# Starting College, Freaking out!



## little_ghoul (Apr 25, 2010)

So I'm moving into my dorm tomorrow and college begins the following Monday. I'm just so anxious as I don't know what to expect, but I know this is what every freshmen is going through. I'm planning on going to the freshmen activities so I can hopefully make some friends. What I just wanted was some advice from people who've been in my shoes before. I'm just so worried I won't be able to make friends and nothing will have changed from high school. Please, anyone, some advice?


----------



## velocicaur (Aug 8, 2009)

There will be a ton of activities for incoming freshman to get to know one another on your floor/in your building... usually headed by the dorm assistant. GO TO THEM ALL. You'll have to introduce yourself, but at least you'll be able to put some names to a couple faces.

Oh, you'll have plenty of options to make friends.

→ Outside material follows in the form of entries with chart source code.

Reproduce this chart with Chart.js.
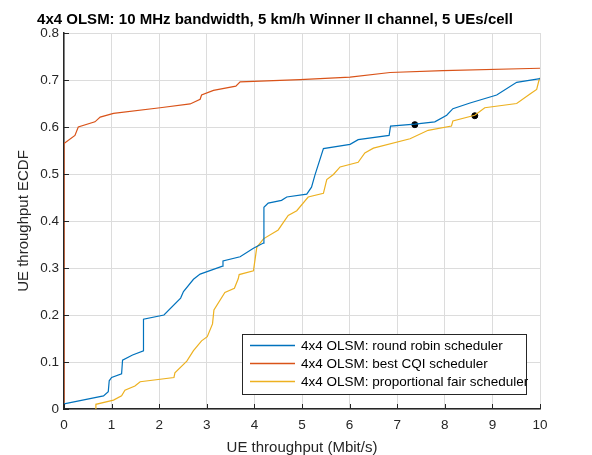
<!DOCTYPE html>
<html>
<head>
<meta charset="utf-8">
<script src="https://cdn.jsdelivr.net/npm/chart.js@4"></script>
<style>
  html, body { margin: 0; padding: 0; background: #fff; }
  canvas { display: block; }
</style>
</head>
<body>
<canvas id="ecdfChart" width="592" height="455"></canvas>
<script>
// ECDF curves
const rrX = [0, 0.83, 0.93, 0.95, 1.00, 1.21, 1.23, 1.44, 1.67, 1.67, 2.10, 2.45, 2.51, 2.72, 2.86, 3.33, 3.34, 3.70, 3.98, 4.19, 4.20, 4.29, 4.57, 4.68, 5.10, 5.20, 5.27, 5.45, 6.01, 6.18, 6.83, 6.86, 7.37, 7.79, 8.04, 8.17, 8.53, 9.09, 9.51, 10];
const rrY = [0.011, 0.028, 0.037, 0.060, 0.067, 0.075, 0.104, 0.115, 0.124, 0.191, 0.200, 0.236, 0.250, 0.276, 0.287, 0.304, 0.315, 0.324, 0.342, 0.353, 0.429, 0.438, 0.444, 0.451, 0.457, 0.472, 0.497, 0.554, 0.563, 0.573, 0.582, 0.602, 0.606, 0.611, 0.625, 0.639, 0.651, 0.668, 0.695, 0.703];

const cqiX = [0, 0, 0.23, 0.30, 0.65, 0.76, 1.04, 2.02, 2.65, 2.86, 2.89, 3.14, 3.61, 3.70, 4.96, 6.01, 6.85, 7.96, 10];
const cqiY = [0, 0.565, 0.582, 0.600, 0.611, 0.621, 0.629, 0.641, 0.649, 0.659, 0.668, 0.678, 0.687, 0.696, 0.701, 0.706, 0.716, 0.720, 0.725];

const pfX = [0.67, 0.67, 1.04, 1.21, 1.28, 1.49, 1.60, 2.31, 2.33, 2.58, 2.72, 2.89, 3.01, 3.12, 3.15, 3.38, 3.58, 3.66, 3.68, 3.98, 4.05, 4.19, 4.50, 4.71, 4.89, 5.13, 5.45, 5.52, 5.66, 5.80, 6.18, 6.32, 6.50, 7.27, 7.65, 8.14, 8.17, 8.63, 8.84, 9.51, 9.79, 9.93, 9.98, 10];
const pfY = [0, 0.010, 0.019, 0.028, 0.040, 0.049, 0.058, 0.067, 0.077, 0.102, 0.124, 0.145, 0.154, 0.181, 0.211, 0.248, 0.257, 0.277, 0.286, 0.294, 0.344, 0.362, 0.381, 0.412, 0.422, 0.451, 0.459, 0.488, 0.499, 0.515, 0.525, 0.545, 0.555, 0.575, 0.593, 0.602, 0.613, 0.625, 0.641, 0.650, 0.670, 0.680, 0.700, 0.705];

// black marker dots
const markX = [7.37, 8.63];
const markY = [0.605, 0.624];

const seriesLabels = ['4x4 OLSM: round robin scheduler', '4x4 OLSM: best CQI scheduler', '4x4 OLSM: proportional fair scheduler'];
const seriesColors = ['#0072BD', '#D95319', '#EDB120'];
const chartTitle = '4x4 OLSM: 10 MHz bandwidth, 5 km/h Winner II channel, 5 UEs/cell';
const xTitle = 'UE throughput (Mbit/s)';
const yTitle = 'UE throughput ECDF';

const FONT = '"Liberation Sans", Arial, sans-serif';
const AXIS_COLOR = '#262626';

function toPoints(xs, ys) {
    return xs.map((x, i) => ({ x: x, y: ys[i] }));
}

function lineSet(label, xs, ys, color) {
    return {
        label: label,
        data: toPoints(xs, ys),
        borderColor: color,
        backgroundColor: color,
        borderWidth: 1.2,
        pointRadius: 0,
        tension: 0,
        fill: false
    };
}

// title, axis titles, inward ticks and the boxed legend, drawn the matlab way
const decorPlugin = {
    id: 'decor',
    afterDraw(chart) {
        const ctx = chart.ctx;
        const area = chart.chartArea;
        const xs = chart.scales.x;
        const ys = chart.scales.y;
        ctx.save();

        // inward ticks
        ctx.strokeStyle = AXIS_COLOR;
        ctx.lineWidth = 1;
        xs.ticks.forEach(t => {
            const px = Math.round(xs.getPixelForValue(t.value)) + 0.5;
            ctx.beginPath();
            ctx.moveTo(px, area.bottom);
            ctx.lineTo(px, area.bottom - 5);
            ctx.stroke();
        });
        ys.ticks.forEach(t => {
            const py = Math.round(ys.getPixelForValue(t.value)) + 0.5;
            ctx.beginPath();
            ctx.moveTo(area.left, py);
            ctx.lineTo(area.left + 5, py);
            ctx.stroke();
        });

        // title
        ctx.fillStyle = '#000';
        ctx.font = 'bold 15px ' + FONT;
        ctx.textAlign = 'center';
        ctx.textBaseline = 'alphabetic';
        ctx.fillText(chartTitle, 275, 23.5);

        // axis titles
        ctx.fillStyle = AXIS_COLOR;
        ctx.font = '15px ' + FONT;
        ctx.fillText(xTitle, (area.left + area.right) / 2, 451.5);
        ctx.save();
        ctx.translate(28, (area.top + area.bottom) / 2);
        ctx.rotate(-Math.PI / 2);
        ctx.fillText(yTitle, 0, 0);
        ctx.restore();

        // legend box
        const lx = 242, ly = 334, lw = 284, lh = 60;
        ctx.fillStyle = '#fff';
        ctx.fillRect(lx, ly, lw, lh);
        ctx.strokeStyle = '#262626';
        ctx.lineWidth = 1;
        ctx.strokeRect(lx + 0.5, ly + 0.5, lw, lh);
        ctx.font = '13.5px ' + FONT;
        ctx.textAlign = 'left';
        ctx.textBaseline = 'middle';
        const rows = [345.5, 363.5, 381.5];
        seriesLabels.forEach((label, i) => {
            ctx.strokeStyle = seriesColors[i];
            ctx.lineWidth = 1.5;
            ctx.beginPath();
            ctx.moveTo(250, rows[i]);
            ctx.lineTo(295, rows[i]);
            ctx.stroke();
            ctx.fillStyle = '#000';
            ctx.fillText(label, 301, rows[i] + 0.5);
        });

        ctx.restore();
    }
};

const ctx = document.getElementById('ecdfChart').getContext('2d');
new Chart(ctx, {
    type: 'line',
    data: {
        datasets: [
            lineSet(seriesLabels[0], rrX, rrY, seriesColors[0]),
            lineSet(seriesLabels[1], cqiX, cqiY, seriesColors[1]),
            lineSet(seriesLabels[2], pfX, pfY, seriesColors[2]),
            {
                label: 'markers',
                type: 'scatter',
                data: toPoints(markX, markY),
                pointRadius: 3,
                pointBackgroundColor: '#000',
                pointBorderColor: '#000',
                showLine: false
            }
        ]
    },
    options: {
        responsive: false,
        animation: false,
        devicePixelRatio: 1,
        layout: { padding: { left: 0, right: 52, top: 33, bottom: 0 } },
        plugins: {
            legend: { display: false },
            title: { display: false },
            tooltip: { enabled: false }
        },
        scales: {
            x: {
                type: 'linear',
                min: 0,
                max: 10,
                ticks: {
                    stepSize: 1,
                    color: AXIS_COLOR,
                    font: { family: FONT, size: 13.5 },
                    padding: 8,
                    maxRotation: 0
                },
                grid: { color: '#dcdcdc', drawTicks: false },
                border: { color: AXIS_COLOR, width: 1.5 },
                afterFit(scale) { scale.height = 46; }
            },
            y: {
                min: 0,
                max: 0.8,
                ticks: {
                    stepSize: 0.1,
                    color: AXIS_COLOR,
                    font: { family: FONT, size: 13.5 },
                    padding: 5
                },
                grid: { color: '#dcdcdc', drawTicks: false },
                border: { color: AXIS_COLOR, width: 1.5 },
                afterFit(scale) { scale.width = 64; }
            }
        }
    },
    plugins: [decorPlugin]
});
</script>
</body>
</html>
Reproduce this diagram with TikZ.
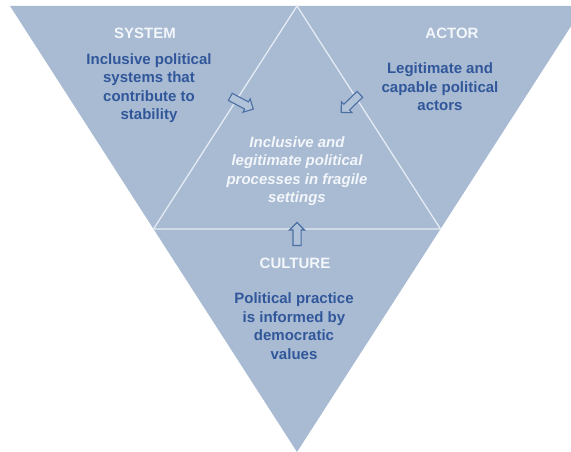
\documentclass[tikz,border=0pt]{standalone}
\usepackage{fontspec}
\setmainfont{Liberation Sans}
\usetikzlibrary{shapes.arrows,calc}
\definecolor{panel}{HTML}{A8BBD3}
\definecolor{edge}{HTML}{E4EBF3}
\definecolor{ink}{HTML}{31579A}
\definecolor{head}{HTML}{F3F6FA}
\definecolor{arrowline}{HTML}{4C6FA3}
\definecolor{arrowfill}{HTML}{B1C3D9}
\begin{document}
\begin{tikzpicture}[x=1pt,y=-1pt,
  title/.style={text=head, font=\bfseries\fontsize{15}{18}\selectfont, inner sep=0pt},
  body/.style={text=ink, align=center, font=\bfseries\fontsize{15}{18.5}\selectfont, inner sep=0pt},
  core/.style={text=head, align=center, font=\bfseries\itshape\fontsize{15}{18.5}\selectfont, inner sep=0pt},
  flow/.style={single arrow, draw=arrowline, fill=arrowfill, line width=1.1pt,
    inner sep=3.5pt, single arrow head extend=3.5pt, minimum height=26pt, anchor=center}]
\useasboundingbox (0,0) rectangle (571,452);
\clip (0,0) rectangle (571,452);

% outer inverted triangle
\coordinate (tl) at (10,6);
\coordinate (tr) at (584,6);
\coordinate (bot) at (297,452);
\fill[panel] (tl) -- (tr) -- (bot) -- cycle;

% inner triangle through the edge midpoints
\coordinate (top) at ($(tl)!0.5!(tr)$);
\coordinate (lm) at ($(tl)!0.5!(bot)$);
\coordinate (rm) at ($(tr)!0.5!(bot)$);
\draw[edge, line width=1.3pt] (top) -- (lm) -- (rm) -- cycle;

% headings
\node[title] (sys) at (145,33) {SYSTEM};
\node[title] (act) at (452,33) {ACTOR};
\node[title] (cul) at (295,263) {CULTURE};

% descriptions
\node[body] (sysb) at (149,88) {Inclusive political\\systems that\\contribute to\\stability};
\node[body] (actb) at (440,87) {Legitimate and\\capable political\\actors};
\node[body] (culb) at (294,326) {Political practice\\is informed by\\democratic\\values};
\node[core] (mid) at (297,171) {Inclusive and\\legitimate political\\processes in fragile\\settings};

% arrows pointing into the centre
\node[flow, rotate=-28] (sa) at (240,102) {};
\node[flow, rotate=-136] (aa) at (352,102) {};
\node[flow, rotate=90, minimum height=23pt] (ca) at (297,236) {};
\end{tikzpicture}
\end{document}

It's just a matter of putting yourself out there. Of course, the best time to do that is when everyone is new and doesn't know anyone. It is absolutely critical to put yourself out there as much as you can the first week. Get to know some people.

Once classes start up, there will still be a ton of people around. However, everyone settles into a routine, including yourself, and it makes it that much harder.

One more thing, leave your door open when you're there. It'll make you more approachable, especially when the "social" people come by.


----------



## TallGirl (Aug 23, 2011)

I had trouble meeting people even though I did go to all the meet and greet events and tried clubs. However, they are good tools to use. Also keep and open mind if people invite you places. Even if you might not like that person, maybe they have a friend you'll meet through them that you do like. You gotta know people to meet people (which is a real catch 22). I met most of the people I knew at my old university through my roommates. I also met my roommate for the next year in my dorm common room. I would suggest not working in your dorm EVER. Take your homework to the library, common room, or other public spaces. The more you are around people the more likely someone is to ask you something or start up a convo. 

Also stupid youtube videos are great for meeting people. I used to show stuff on my computer to people in the common room a lot and it got me invited to parties (kind of a third wheel, but still going out).


----------